Diese Stromrebellen, die autark von den Preislaunen der Konzerne werden wollen, sind für die Konzerne eine Gefahr. Insgesamt sind 40 Prozent der Ökostrom-Anlagen in der Hand von Privatleuten - auch vor diesem Hinter­grund müssen Attacken gegen die Energiewende verstanden werden. Auch dank Genossenschaften ist der Ökostrom-Anteil bereits auf rund 25 Prozent geklettert.
"Das Einkommen aus der Energie­produktion fließt nicht mehr in ano­nyme Aktienpakete", betonen die Ini­tiatoren des ersten Bundeskongresses von Energiegenossenschaften, Josef Göppel (CSU), Ingbert Liebing (CDU), Hans-Josef Fell (Grüne) und Waltraud Wolff (SPD). So profitierten auch Landwirte, Hausbesitzer, Hand­werker und viele Privatleute von der Energiewende, indem sie sich an Windrädern und Solaranlagen beteili­gen oder diese installieren.
Das Dilemma: Je mehr Menschen profitieren, desto größer sind die Wi­derstände gegen Reformen des Erneu­erbare- Energien-Gesetzes. In diesen Tagen haben Millionen Deutsche die Quittung erhalten: Nicht nur, aber auch die Ökostrom-Förderung, die über den Strompreis zu zahlen ist, hat Hunderte Versorger zu oft deftigen Erhöhungen bei den Tarifen für das kommende Jahr veranlasst. Gerade untere Einkommensschichten pro­fitieren daher derzeit eher nicht von der Energiewende, sondern werden durch sie stärker belastet. Ihnen fehlt zudem oft das Geld, um über Genos­senschaften profitieren zu können.

Mit 3172 Euro dabei
81000 Bürger halten nach einer Untersuchung des Deutschen Genos­senschafts- und Raiffeisenverbands bereits Anteile an Solar- und Wind­parks oder Biogasanlagen in Deutsch­land. Derzeit kommen wöchentlich im Schnitt drei neue Genossenschaften hinzu. Besonders verbreitet sind sie in Bayern, Baden-Württemberg und Nie­dersachsen. Im Schnitt beteiligt sich jeder Energiegenosse mit 3172 €.
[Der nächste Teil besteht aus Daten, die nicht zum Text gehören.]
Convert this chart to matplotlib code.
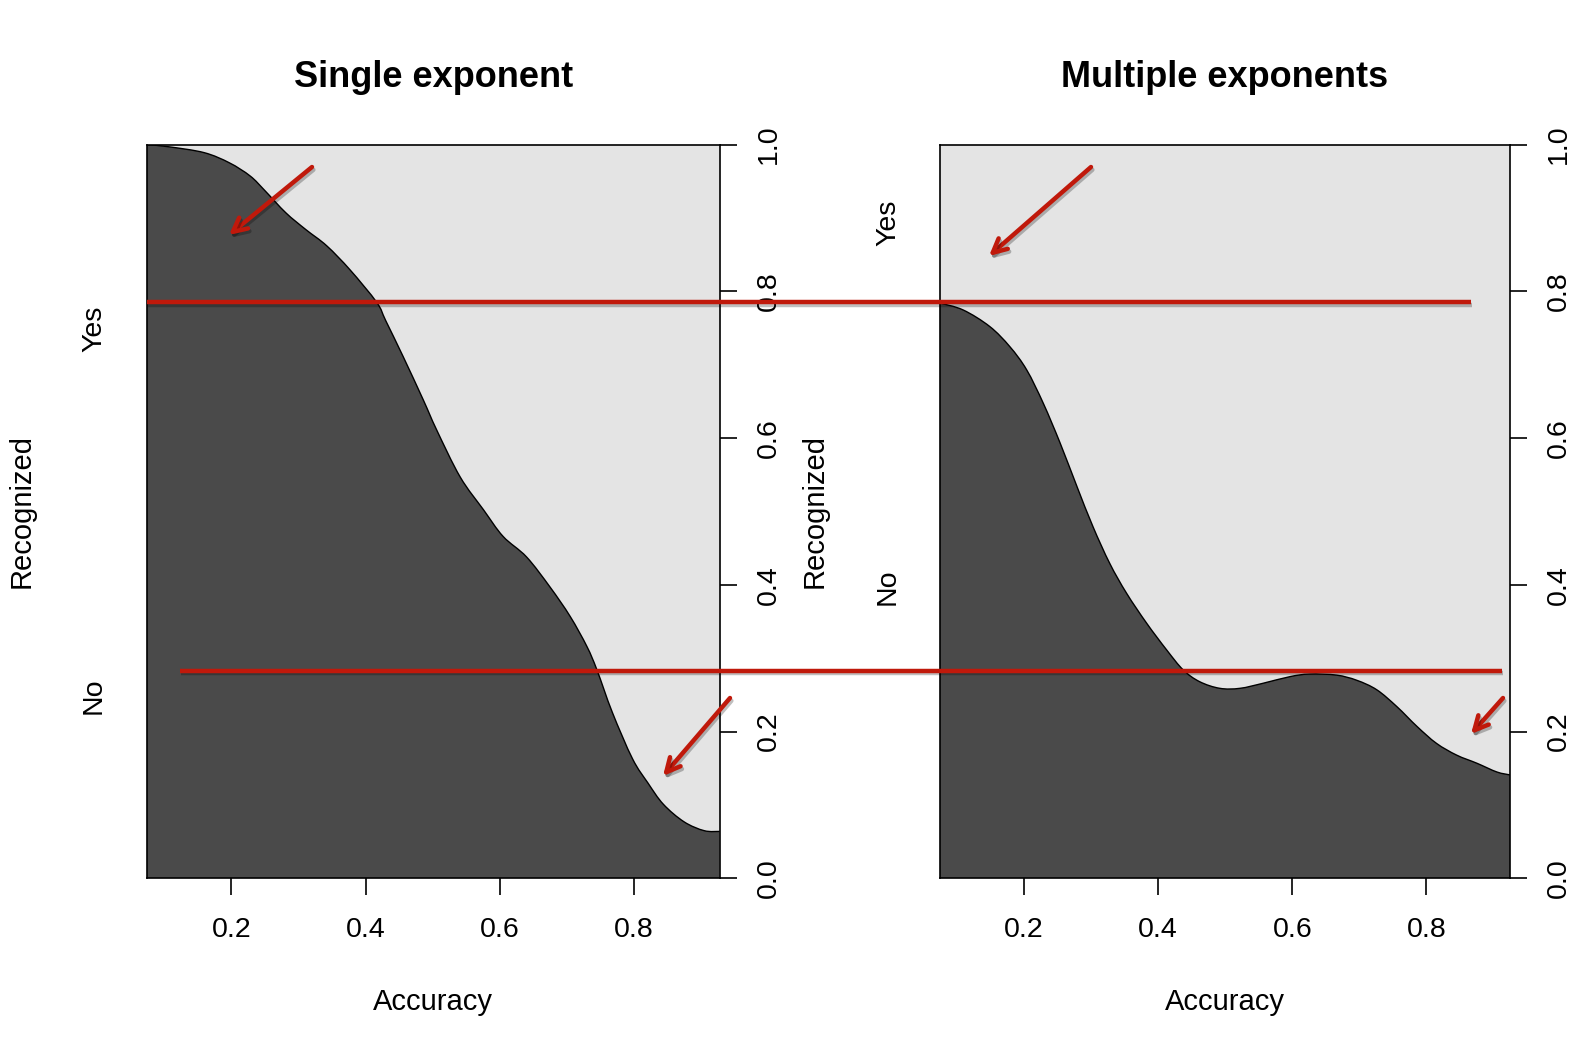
import numpy as np
import matplotlib
matplotlib.use("Agg")
import matplotlib.pyplot as plt
import matplotlib.transforms as mtrans
import matplotlib.patheffects as pe
from matplotlib.path import Path
from matplotlib.patches import PathPatch

plt.rcParams['font.family'] = ['Liberation Sans', 'DejaVu Sans']

# conditional density of "No" (dark area) against accuracy
single_x = [0.0734, 0.106, 0.159, 0.197, 0.228, 0.250, 0.281, 0.311, 0.342, 0.377,
            0.4165, 0.430, 0.456, 0.486, 0.506, 0.541, 0.576, 0.605, 0.640, 0.675,
            0.705, 0.730, 0.745, 0.768, 0.798, 0.821, 0.844, 0.875, 0.905, 0.928]
single_no = [1.0, 0.997, 0.989, 0.975, 0.957, 0.937, 0.907, 0.884, 0.862, 0.829,
             0.785, 0.760, 0.711, 0.652, 0.611, 0.547, 0.502, 0.466, 0.438, 0.397,
             0.357, 0.316, 0.284, 0.226, 0.163, 0.130, 0.101, 0.077, 0.065, 0.064]

multi_x = [0.0748, 0.1095, 0.149, 0.179, 0.204, 0.229, 0.254, 0.279, 0.303, 0.328,
           0.353, 0.383, 0.413, 0.4375, 0.462, 0.492, 0.522, 0.557, 0.597, 0.626,
           0.666, 0.696, 0.726, 0.756, 0.786, 0.815, 0.845, 0.875, 0.905, 0.9246]
multi_no = [0.784, 0.7745, 0.752, 0.7245, 0.693, 0.647, 0.593, 0.534, 0.479, 0.429,
            0.3885, 0.3476, 0.311, 0.284, 0.268, 0.259, 0.259, 0.266, 0.275, 0.2785,
            0.277, 0.270, 0.257, 0.234, 0.207, 0.184, 0.168, 0.157, 0.145, 0.141]

titles = ['Single exponent', 'Multiple exponents']
xticks = [0.2, 0.4, 0.6, 0.8]
yticks = [0.0, 0.2, 0.4, 0.6, 0.8, 1.0]
level_pos = [(0.749, 0.249), (0.894, 0.398)]   # where "Yes"/"No" sit


def smooth_curve(x, y):
    # draw the read points as a smooth bezier path (catmull-rom style)
    p = np.column_stack([x, y])
    verts = [p[0]]
    codes = [Path.MOVETO]
    n = len(p)
    for i in range(n - 1):
        p0 = p[max(i - 1, 0)]
        p1 = p[i]
        p2 = p[i + 1]
        p3 = p[min(i + 2, n - 1)]
        verts += [p1 + (p2 - p0) / 6, p2 - (p3 - p1) / 6, p2]
        codes += [Path.CURVE4] * 3
    return verts, codes


W, H = 1585, 1055
fig = plt.figure(figsize=(W / 100, H / 100), dpi=100)
fig.patch.set_facecolor('white')

boxes = [[146.6 / W, 0.1674, 573.1 / W, 0.6956],
         [940 / W, 0.1674, 570 / W, 0.6956]]
ylab_x = [22 / W, 815 / W]
lev_x = [94 / W, 888 / W]
xs = [single_x, multi_x]
ys = [single_no, multi_no]

for i in range(2):
    ax = fig.add_axes(boxes[i])
    ax.set_facecolor('#e4e4e4')
    x = np.array(xs[i])
    y = np.array(ys[i])
    verts, codes = smooth_curve(x, y)
    area_v = [(x[0], 0)] + verts + [(x[-1], 0), (x[0], 0)]
    area_c = [Path.MOVETO] + [Path.LINETO] + codes[1:] + [Path.LINETO, Path.CLOSEPOLY]
    ax.add_patch(PathPatch(Path(area_v, area_c), facecolor='#4a4a4a', lw=0))
    ax.add_patch(PathPatch(Path(verts, codes), facecolor='none', edgecolor='black', lw=1))
    ax.set_xlim(x[0], x[-1])
    ax.set_ylim(0, 1)
    for s in ax.spines.values():
        s.set_linewidth(1.2)
        s.set_zorder(5)
    ax.set_xticks(xticks)
    ax.set_xticklabels(['0.2', '0.4', '0.6', '0.8'])
    ax.set_yticks(yticks)
    ax.set_yticklabels(['%.1f' % v for v in yticks], rotation=90, va='center')
    ax.yaxis.tick_right()
    ax.tick_params(axis='both', length=12, width=1.2, labelsize=20.5, color='black')
    ax.tick_params(axis='x', pad=16)
    ax.tick_params(axis='y', pad=14)
    fig.text(boxes[i][0] + boxes[i][2] / 2, 0.927, titles[i], ha='center', va='center',
             fontsize=26, fontweight='bold')
    fig.text(boxes[i][0] + boxes[i][2] / 2, 0.05, 'Accuracy', ha='center', va='center',
             fontsize=21)
    tr = mtrans.blended_transform_factory(fig.transFigure, ax.transData)
    ax.text(ylab_x[i], 0.5, 'Recognized', transform=tr, rotation=90, ha='center',
            va='center', fontsize=21, clip_on=False)
    ax.text(lev_x[i], level_pos[i][0], 'Yes', transform=tr, rotation=90, ha='center',
            va='center', fontsize=20.5, clip_on=False)
    ax.text(lev_x[i], level_pos[i][1], 'No', transform=tr, rotation=90, ha='center',
            va='center', fontsize=20.5, clip_on=False)

# red annotation overlay
over = fig.add_axes([0, 0, 1, 1], zorder=10)
over.set_xlim(0, W)
over.set_ylim(H, 0)
over.axis('off')
over.patch.set_alpha(0)
red = '#c0190b'
shadow = [pe.SimpleLineShadow(offset=(1, -2), alpha=0.25), pe.Normal()]
over.plot([146.6, 1471], [302.2, 302.2], color=red, lw=3.2, solid_capstyle='butt',
          path_effects=shadow)
over.plot([180, 1502], [670.5, 670.5], color=red, lw=3.2, solid_capstyle='butt',
          path_effects=shadow)
arrows = [((312, 167), (229, 235)), ((1091, 167), (989, 256)),
          ((730, 698), (663, 776)), ((1503, 698), (1471, 734))]
for tail, head in arrows:
    over.annotate('', xy=head, xytext=tail,
                  arrowprops=dict(arrowstyle='->,head_length=1.0,head_width=0.5',
                                  color=red, lw=3.2, shrinkA=0, shrinkB=0,
                                  path_effects=shadow))

fig.savefig('out.png', dpi=100, facecolor='white')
Bundesumweltminister Peter Alt­maier (CDU) sieht in einer direkten Beteiligung der Bürger einen Schlüs­sel für das Gelingen der Energie­wende. Er hat daher auch die Idee von Bürgernetzen geboren, um endlich den Stromnetzausbau voranzubrin­gen. Indes ist fraglich, ob sich Altmai­ers Plan realisieren lässt. Er will, dass sich die Bürger ab Anteilen in Höhe von 500 € am Netzausbau beteiligen können, die mit jährlich fünf Prozent verzinst werden. So gäbe es Kapital für den Netzausbau und die Bürger würden sogar daran verdienen.